The Canadian government is being urged not to sell huge volumes of water to the parched USA as NGOs warn that, despite appearances to the contrary, the northern neighbour is not a 'great green sponge'.

The USA faces severe water shortages in three distinct regions – the South west, Midwest and South East.

Canada, on the other hand, has a water resource comparable to that of the USA but only 10% of the population.

According to Canadian environmental think tank the Polaris Institute, there are three obvious ways for the USA to tackle this problem if it fails to address the underlying causes of the shortages – population patterns and industrialisation concentrated in pockets of water-starved land.

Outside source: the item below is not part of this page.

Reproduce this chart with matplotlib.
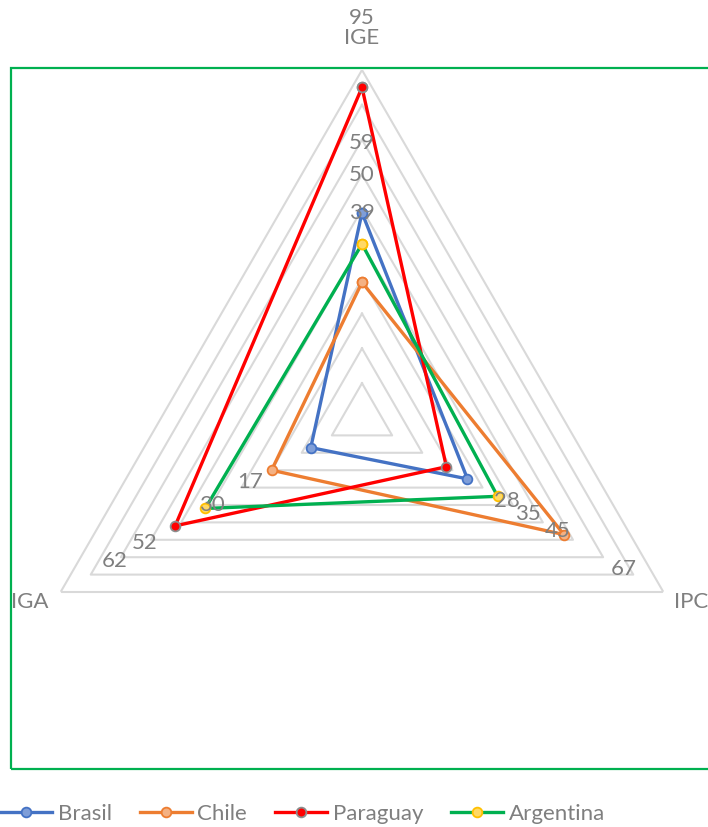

The potential solutions are:

  • Ship water from Alaska in tankers or via pipeline – considered to risky or expensive

  • Increase extraction from Lake Michingan – the only Great Lake within the borders of the USA – but this is frowned upon by international agreements

  • Import water from Canada – an attractive option from an American perspective

    Canada is ranked as the third most water-wealthy country in the world, after Brazil and Russia, but according to Polaris, the raw statistics are misleading.

    While Canada does indeed have a lot of water at the moment, goes its argument, but most of it is in large lakes – which can effectively be seen as huge water batteries which, once drained, will not be readily renewed.

    “Although Canada may contain as much as 20% of the world’s lake water, this is not the same as renewable supplies of water,” said the institute’s Tony Clarke.

    “If water is continuously drained from a lake, it will eventually dry up. Lake water, in other words, is essentially non-renewable.”

    In terms of ‘renewable’ water resources from rain and snowfall, says Polaris Canada is less blessed and slips well down the global league table.

    Despite the obvious short term gains to be had by bulk export of water to the US, the country would be wise to conserve its water supplies for both pragmatic and ecolgocial reasons, claims Polaris

    Mr Clarke said: “In Canada, we have a social and ecological responsibility to be water guardians by defending and protecting the freshwater systems that lie north of the 49th parallel.”

    The institute’s report on the issue, Turning on Canada’s Tap can be downloaded from its website.